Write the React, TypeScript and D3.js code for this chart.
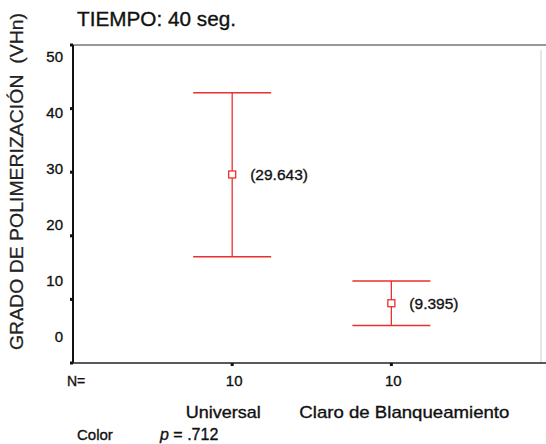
import * as React from "react";
import { scaleLinear, range } from "d3";

// data
const categories = ["Universal", "Claro de Blanqueamiento"];
const means = [29.643, 9.395];
const upper = [42.5, 12.9];
const lower = [16.7, 5.9];
const counts = [10, 10];
const yTicks = [0, 10, 20, 30, 40, 50];

const W = 546;
const H = 444;
const left = 73;
const right = 541;
const top = 45;
const bottom = 363;
const red = "#e8312f";
const ink = "#111";
const font = "Liberation Sans, Arial, sans-serif";

// scanned text looks a little heavier than plain Arial
const heavy = { fill: ink, stroke: ink, strokeWidth: 0.35 };

export default function App() {
  const y = scaleLinear().domain([0, 50]).range([bottom, top]);
  // the scanned labels sit a bit off their ticks
  const yLabel = scaleLinear().domain([0, 50]).range([337, 57]);
  const x = scaleLinear().domain([0, 2.94]).range([left, right]);
  const capHalf = 39;
  const labelWidths = [75, 210];
  const labelShift = [-9, 13];

  return (
    <svg
      width={W}
      height={H}
      style={{ position: "absolute", left: 0, top: 0, background: "#fff" }}
      fontFamily={font}
    >
      <text x={77} y={26} fontSize={20.5} textLength={159} lengthAdjust="spacingAndGlyphs" {...heavy}>
        TIEMPO: 40 seg.
      </text>
      <text
        transform={`translate(23,181.5) rotate(-90)`}
        textAnchor="middle"
        fontSize={18.5}
        textLength={337}
        lengthAdjust="spacingAndGlyphs"
        style={{ whiteSpace: "pre" }}
        fill="#222"
        stroke="#222"
        strokeWidth={0.25}
      >
        {"GRADO DE POLIMERIZACIÓN  (VHn)"}
      </text>

      {/* frame */}
      <line x1={left} x2={W} y1={top} y2={top} stroke="#333" strokeWidth={1.2} />
      <line x1={right} x2={right} y1={top + 5} y2={bottom} stroke="#ccc" strokeWidth={1} />
      <line x1={left} x2={left} y1={top} y2={bottom} stroke={ink} strokeWidth={2} />
      <line x1={left} x2={W} y1={bottom} y2={bottom} stroke="#222" strokeWidth={1.6} />

      {yTicks.map((t) => (
        <g key={t}>
          <line x1={left - 3} x2={left} y1={y(t)} y2={y(t)} stroke={ink} strokeWidth={3} />
          <text x={63} y={yLabel(t)} dy="0.35em" textAnchor="end" fontSize={15} {...heavy}>
            {t}
          </text>
        </g>
      ))}

      <text x={67} y={386} fontSize={14} {...heavy}>N=</text>

      {range(categories.length).map((i) => {
        const cx = x(i + 1);
        return (
          <g key={categories[i]}>
            <line x1={cx} x2={cx} y1={bottom} y2={bottom + 3} stroke={ink} strokeWidth={3} />
            <text x={cx + 2} y={386} textAnchor="middle" fontSize={15} {...heavy}>
              {counts[i]}
            </text>
            <text
              x={cx + labelShift[i]}
              y={418}
              textAnchor="middle"
              fontSize={17}
              textLength={labelWidths[i]}
              lengthAdjust="spacingAndGlyphs"
              {...heavy}
            >
              {categories[i]}
            </text>
            <line x1={cx} x2={cx} y1={y(upper[i])} y2={y(lower[i])} stroke={red} strokeWidth={1.3} />
            <line x1={cx - capHalf} x2={cx + capHalf} y1={y(upper[i])} y2={y(upper[i])} stroke={red} strokeWidth={1.6} />
            <line x1={cx - capHalf} x2={cx + capHalf} y1={y(lower[i])} y2={y(lower[i])} stroke={red} strokeWidth={1.6} />
            <rect
              x={cx - 3.5}
              y={y(means[i]) - 3.5}
              width={7}
              height={7}
              fill="#fff"
              stroke={red}
              strokeWidth={1.3}
            />
            <text x={cx + 18} y={y(means[i])} dy="0.35em" fontSize={15.5} {...heavy}>
              ({means[i]})
            </text>
          </g>
        );
      })}

      <text x={77} y={440} fontSize={15} {...heavy}>Color</text>
      <text x={160} y={440} fontSize={16} {...heavy}>
        <tspan fontStyle="italic">p</tspan> = .712
      </text>
    </svg>
  );
}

● What the task asks: Reproduce the material in its entirety and word for word, without the pictures.

● Exercise solution:
Write the React, TypeScript and D3.js code for this chart.
import * as React from "react";
import { scaleLinear, range } from "d3";

// data
const categories = ["Universal", "Claro de Blanqueamiento"];
const means = [29.643, 9.395];
const upper = [42.5, 12.9];
const lower = [16.7, 5.9];
const counts = [10, 10];
const yTicks = [0, 10, 20, 30, 40, 50];

const W = 546;
const H = 444;
const left = 73;
const right = 541;
const top = 45;
const bottom = 363;
const red = "#e8312f";
const ink = "#111";
const font = "Liberation Sans, Arial, sans-serif";

// scanned text looks a little heavier than plain Arial
const heavy = { fill: ink, stroke: ink, strokeWidth: 0.35 };

export default function App() {
  const y = scaleLinear().domain([0, 50]).range([bottom, top]);
  // the scanned labels sit a bit off their ticks
  const yLabel = scaleLinear().domain([0, 50]).range([337, 57]);
  const x = scaleLinear().domain([0, 2.94]).range([left, right]);
  const capHalf = 39;
  const labelWidths = [75, 210];
  const labelShift = [-9, 13];

  return (
    <svg
      width={W}
      height={H}
      style={{ position: "absolute", left: 0, top: 0, background: "#fff" }}
      fontFamily={font}
    >
      <text x={77} y={26} fontSize={20.5} textLength={159} lengthAdjust="spacingAndGlyphs" {...heavy}>
        TIEMPO: 40 seg.
      </text>
      <text
        transform={`translate(23,181.5) rotate(-90)`}
        textAnchor="middle"
        fontSize={18.5}
        textLength={337}
        lengthAdjust="spacingAndGlyphs"
        style={{ whiteSpace: "pre" }}
        fill="#222"
        stroke="#222"
        strokeWidth={0.25}
      >
        {"GRADO DE POLIMERIZACIÓN  (VHn)"}
      </text>

      {/* frame */}
      <line x1={left} x2={W} y1={top} y2={top} stroke="#333" strokeWidth={1.2} />
      <line x1={right} x2={right} y1={top + 5} y2={bottom} stroke="#ccc" strokeWidth={1} />
      <line x1={left} x2={left} y1={top} y2={bottom} stroke={ink} strokeWidth={2} />
      <line x1={left} x2={W} y1={bottom} y2={bottom} stroke="#222" strokeWidth={1.6} />

      {yTicks.map((t) => (
        <g key={t}>
          <line x1={left - 3} x2={left} y1={y(t)} y2={y(t)} stroke={ink} strokeWidth={3} />
          <text x={63} y={yLabel(t)} dy="0.35em" textAnchor="end" fontSize={15} {...heavy}>
            {t}
          </text>
        </g>
      ))}

      <text x={67} y={386} fontSize={14} {...heavy}>N=</text>

      {range(categories.length).map((i) => {
        const cx = x(i + 1);
        return (
          <g key={categories[i]}>
            <line x1={cx} x2={cx} y1={bottom} y2={bottom + 3} stroke={ink} strokeWidth={3} />
            <text x={cx + 2} y={386} textAnchor="middle" fontSize={15} {...heavy}>
              {counts[i]}
            </text>
            <text
              x={cx + labelShift[i]}
              y={418}
              textAnchor="middle"
              fontSize={17}
              textLength={labelWidths[i]}
              lengthAdjust="spacingAndGlyphs"
              {...heavy}
            >
              {categories[i]}
            </text>
            <line x1={cx} x2={cx} y1={y(upper[i])} y2={y(lower[i])} stroke={red} strokeWidth={1.3} />
            <line x1={cx - capHalf} x2={cx + capHalf} y1={y(upper[i])} y2={y(upper[i])} stroke={red} strokeWidth={1.6} />
            <line x1={cx - capHalf} x2={cx + capHalf} y1={y(lower[i])} y2={y(lower[i])} stroke={red} strokeWidth={1.6} />
            <rect
              x={cx - 3.5}
              y={y(means[i]) - 3.5}
              width={7}
              height={7}
              fill="#fff"
              stroke={red}
              strokeWidth={1.3}
            />
            <text x={cx + 18} y={y(means[i])} dy="0.35em" fontSize={15.5} {...heavy}>
              ({means[i]})
            </text>
          </g>
        );
      })}

      <text x={77} y={440} fontSize={15} {...heavy}>Color</text>
      <text x={160} y={440} fontSize={16} {...heavy}>
        <tspan fontStyle="italic">p</tspan> = .712
      </text>
    </svg>
  );
}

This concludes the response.